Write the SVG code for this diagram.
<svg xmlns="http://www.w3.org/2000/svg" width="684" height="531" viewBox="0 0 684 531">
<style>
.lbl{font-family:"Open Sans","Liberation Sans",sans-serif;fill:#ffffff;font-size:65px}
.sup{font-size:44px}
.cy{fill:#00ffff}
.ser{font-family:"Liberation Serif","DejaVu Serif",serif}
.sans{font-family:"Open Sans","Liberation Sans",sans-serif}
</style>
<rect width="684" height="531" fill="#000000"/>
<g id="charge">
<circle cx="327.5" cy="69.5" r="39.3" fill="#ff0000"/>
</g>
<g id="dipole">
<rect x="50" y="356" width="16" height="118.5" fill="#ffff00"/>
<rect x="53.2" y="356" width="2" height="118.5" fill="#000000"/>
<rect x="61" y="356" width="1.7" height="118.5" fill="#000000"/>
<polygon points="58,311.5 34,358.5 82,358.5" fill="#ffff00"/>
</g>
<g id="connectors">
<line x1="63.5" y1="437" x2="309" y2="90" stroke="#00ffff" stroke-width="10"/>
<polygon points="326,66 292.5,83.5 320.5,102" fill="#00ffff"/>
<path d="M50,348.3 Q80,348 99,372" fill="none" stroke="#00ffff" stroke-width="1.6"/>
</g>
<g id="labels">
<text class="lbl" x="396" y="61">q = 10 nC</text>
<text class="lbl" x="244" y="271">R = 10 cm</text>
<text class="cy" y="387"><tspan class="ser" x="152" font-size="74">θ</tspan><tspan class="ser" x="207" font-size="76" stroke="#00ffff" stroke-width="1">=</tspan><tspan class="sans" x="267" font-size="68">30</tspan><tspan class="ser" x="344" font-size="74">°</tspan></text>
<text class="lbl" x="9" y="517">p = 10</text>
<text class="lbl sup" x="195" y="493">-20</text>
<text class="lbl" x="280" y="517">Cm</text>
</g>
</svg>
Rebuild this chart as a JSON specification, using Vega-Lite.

++++++++

» What you should do:
Write an exact transcription of every entry above.

» Answer to the task:
Write the SVG code for this diagram.
<svg xmlns="http://www.w3.org/2000/svg" width="684" height="531" viewBox="0 0 684 531">
<style>
.lbl{font-family:"Open Sans","Liberation Sans",sans-serif;fill:#ffffff;font-size:65px}
.sup{font-size:44px}
.cy{fill:#00ffff}
.ser{font-family:"Liberation Serif","DejaVu Serif",serif}
.sans{font-family:"Open Sans","Liberation Sans",sans-serif}
</style>
<rect width="684" height="531" fill="#000000"/>
<g id="charge">
<circle cx="327.5" cy="69.5" r="39.3" fill="#ff0000"/>
</g>
<g id="dipole">
<rect x="50" y="356" width="16" height="118.5" fill="#ffff00"/>
<rect x="53.2" y="356" width="2" height="118.5" fill="#000000"/>
<rect x="61" y="356" width="1.7" height="118.5" fill="#000000"/>
<polygon points="58,311.5 34,358.5 82,358.5" fill="#ffff00"/>
</g>
<g id="connectors">
<line x1="63.5" y1="437" x2="309" y2="90" stroke="#00ffff" stroke-width="10"/>
<polygon points="326,66 292.5,83.5 320.5,102" fill="#00ffff"/>
<path d="M50,348.3 Q80,348 99,372" fill="none" stroke="#00ffff" stroke-width="1.6"/>
</g>
<g id="labels">
<text class="lbl" x="396" y="61">q = 10 nC</text>
<text class="lbl" x="244" y="271">R = 10 cm</text>
<text class="cy" y="387"><tspan class="ser" x="152" font-size="74">θ</tspan><tspan class="ser" x="207" font-size="76" stroke="#00ffff" stroke-width="1">=</tspan><tspan class="sans" x="267" font-size="68">30</tspan><tspan class="ser" x="344" font-size="74">°</tspan></text>
<text class="lbl" x="9" y="517">p = 10</text>
<text class="lbl sup" x="195" y="493">-20</text>
<text class="lbl" x="280" y="517">Cm</text>
</g>
</svg>
Rebuild this chart as a JSON specification, using Vega-Lite.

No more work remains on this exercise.